Defendant asserts in his motion that the documents are needed for the preparation of his petition for post-conviction relief pursuant to 28 U.S.C. § 2255. Rule 6 of the Rules Governing Section 2255 Proceedings does provide that a judge may authorize a petitioner's request for discovery, but defendant has not provided any authority that would permit a court to authorize discovery prior to the filing of a Section 2255 petition. Moreover, a request for discovery under Rule 6 must be supported by specific allegations giving "reason to believe that the petitioner may, if the facts are fully developed, be able to demonstrate that he is entitled to relief." See Bracy v. Gramley, 520 U.S. 899, 908-09 (1997) (quoting Harris v. Nelson, 394 U.S. 286, 300 (1969)); see also Curtis v. Chester, 626 F.3d 540, 549 (10th Cir. 2010) (Bracy standard applies to Section 2255 petitioner's request for discovery).
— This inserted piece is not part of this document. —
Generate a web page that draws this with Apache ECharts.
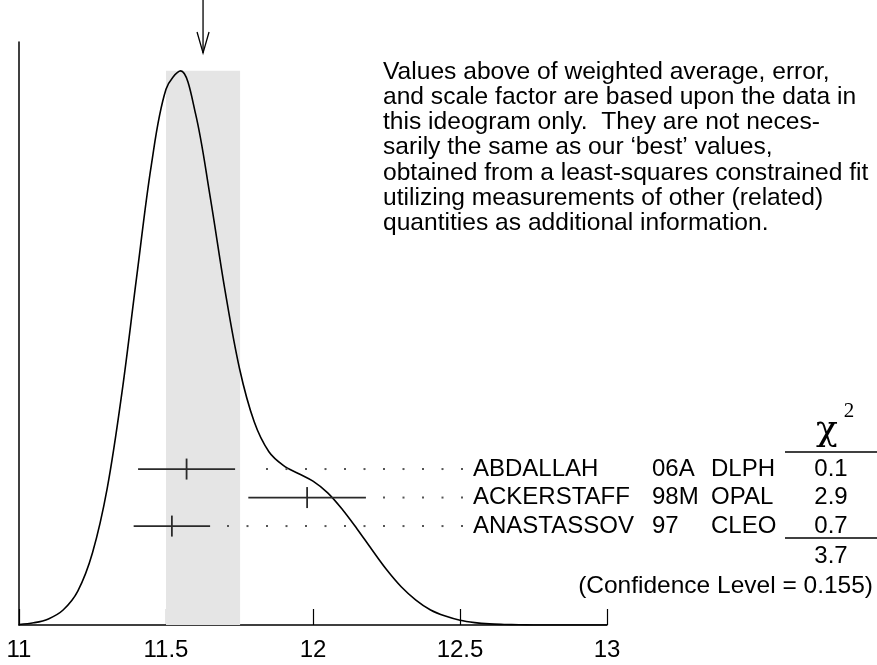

Defendant has not explained how the requested documents would support any specific claim for relief under Section 2255; accordingly, even if defendant had already filed a Section 2255 petition, he would still not be entitled to the requested discovery under Rule 6. Because defendant has not provided any other legal basis for discovery from the Government at this time, the Court denies his motion.
IT IS THEREFORE ORDERED BY THE COURT THAT defendant Dwight Rhone's motion for discovery (Doc. # 1641) is denied.
IT IS SO ORDERED.
Dated this 2nd day of July, 2014, in Kansas City, Kansas.